Spot instances, where resources are allocated from an unused “pool” in the cloud for a limited period. As a quite inexpensive option, spot instances are particularly useful when applications need to scale up in response to heavy load for a brief time; but they can be reclaimed by the cloud vendor for a higher-paying customer (with a few minutes’ notice).
Negotiation, that is, when a large customer enters into an agreement (like an enterprise agreement) in which pricing is agreed upon for the duration of the agreement (say, three years). During negotiation, customers can potentially bargain for lower prices. Are there competitive alternatives? Less expensive third-party services?

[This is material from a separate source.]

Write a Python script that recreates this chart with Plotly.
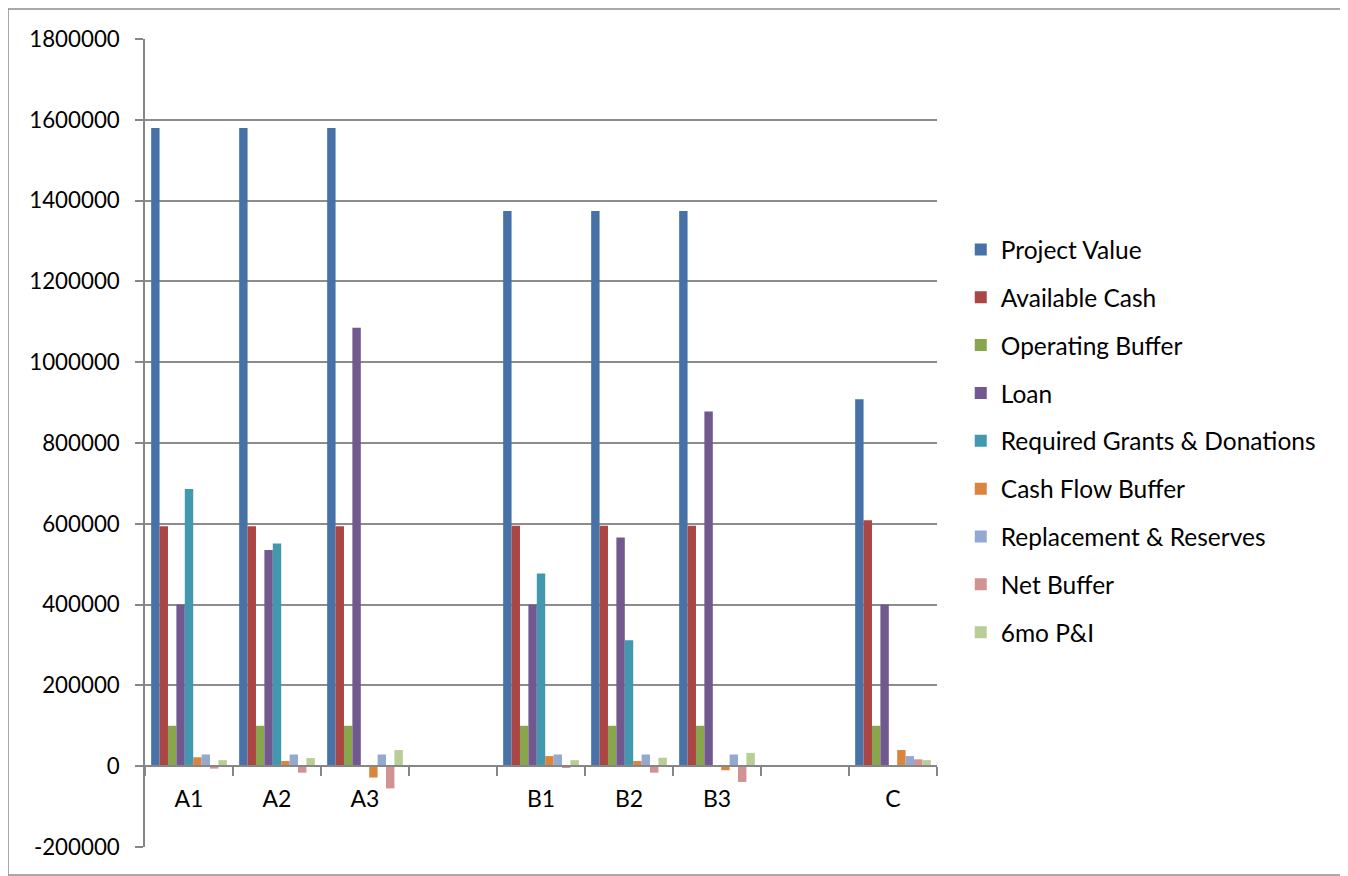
import plotly.graph_objects as go

categories = ["A1", "A2", "A3", " ", "B1", "B2", "B3", "  ", "C"]

series_names = [
    "Project Value", "Available Cash", "Operating Buffer", "Loan",
    "Required Grants & Donations", "Cash Flow Buffer",
    "Replacement & Reserves", "Net Buffer", "6mo P&I",
]

project_value = [1580000, 1580000, 1580000, None, 1374000, 1374000, 1374000, None, 908000]
available_cash = [594000, 594000, 594000, None, 595000, 595000, 595000, None, 609000]
operating_buffer = [100000, 100000, 100000, None, 100000, 100000, 100000, None, 100000]
loan = [400000, 535000, 1085000, None, 400000, 566000, 878000, None, 400000]
required_grants = [686000, 551000, 0, None, 477000, 312000, 0, None, 0]
cash_flow_buffer = [22000, 13000, -28000, None, 25000, 13000, -10000, None, 40000]
replacement_reserves = [29000, 29000, 29000, None, 29000, 29000, 29000, None, 25000]
net_buffer = [-6000, -16000, -55000, None, -2000, -16000, -39000, None, 17000]
p_and_i = [15000, 20000, 40000, None, 15000, 21000, 33000, None, 15000]

values = [project_value, available_cash, operating_buffer, loan, required_grants,
          cash_flow_buffer, replacement_reserves, net_buffer, p_and_i]

colors = ["#4672A8", "#AA4643", "#89A54E", "#71588F", "#4198AF",
          "#DB843D", "#93A9CF", "#D19392", "#B9CD96"]

y_ticks = [-200000, 0, 200000, 400000, 600000, 800000, 1000000,
           1200000, 1400000, 1600000, 1800000]

FONT = "Lato"

fig = go.Figure()
for i, (name, vals, col) in enumerate(zip(series_names, values, colors)):
    fig.add_trace(go.Bar(
        x=categories, y=vals, name=name,
        marker=dict(color=col, line=dict(width=0)),
        legendgroup=f"g{i}",
    ))

fig.update_layout(
    width=1340, height=868,
    paper_bgcolor="white", plot_bgcolor="white",
    margin=dict(l=137, r=411, t=31, b=29),
    barmode="group", bargap=0.14, bargroupgap=0,
    font=dict(family=FONT, size=23, color="black"),
    showlegend=True,
    legend=dict(
        x=1.03, y=0.5025, xanchor="left", yanchor="middle",
        font=dict(family=FONT, size=24.5, color="black"),
        tracegroupgap=13, bgcolor="rgba(0,0,0,0)",
    ),
    xaxis=dict(
        type="category", categoryorder="array", categoryarray=categories,
        anchor="free", position=0.1,
        showline=True, linecolor="#868686", linewidth=1.5,
        ticks="outside", tickson="boundaries", ticklen=9, tickwidth=1.5,
        tickcolor="#868686", showgrid=False, zeroline=False,
        tickfont=dict(family=FONT, size=23, color="black"),
        ticklabelstandoff=12,
    ),
    yaxis=dict(
        range=[-200000, 1800000], tickvals=y_ticks,
        ticktext=[str(v) for v in y_ticks],
        showline=True, linecolor="#868686", linewidth=1.5,
        ticks="outside", ticklen=8, tickwidth=1.5, tickcolor="#868686",
        showgrid=True, gridcolor="#8C8C8C", gridwidth=1.5,
        zeroline=False,
        tickfont=dict(family=FONT, size=22.3, color="black"),
        ticklabelstandoff=11,
    ),
    shapes=[dict(
        type="rect", xref="paper", yref="paper",
        x0=(8 - 145) / 792, x1=(1343 - 145) / 792,
        y0=(847 - 875) / 808, y1=(847 - 9) / 808,
        line=dict(color="#8C8C8C", width=1.5), fillcolor="rgba(0,0,0,0)",
        layer="below",
    )],
)

fig.write_html("out.html")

Investigate these for potential leverage.
FinOps Requires a Change in Culture
That’s what the FinOps Foundation says, which advocates process and cultural changes to help organizations keep their cloud costs under control. FinOps-educated teams use tools (such as AWS Cost Explorer, Microsoft Cost Management, Google Cloud Cost Management, and/or a variety of third party tools) to watch their costs on a daily, or even more frequent, basis.
By using such tools, teams — and it’s often the teams, not a centralized IT finance function — can see historical trends in resource usage, identify causes of spikes and opportunities for savings. That very day, in many cases. Some companies even create friendly competitions to see which team can save the largest percentage of spend month over month.
Governance is Key
Finally, as with most things in IT, governance is key. A strong governance function sets cost goals and monitors progress and adherence to these goals, and provides processes for requesting exceptions, new initiatives and so on. Again, tools being used at the enterprise level can provide visibility into spend at an organizational level.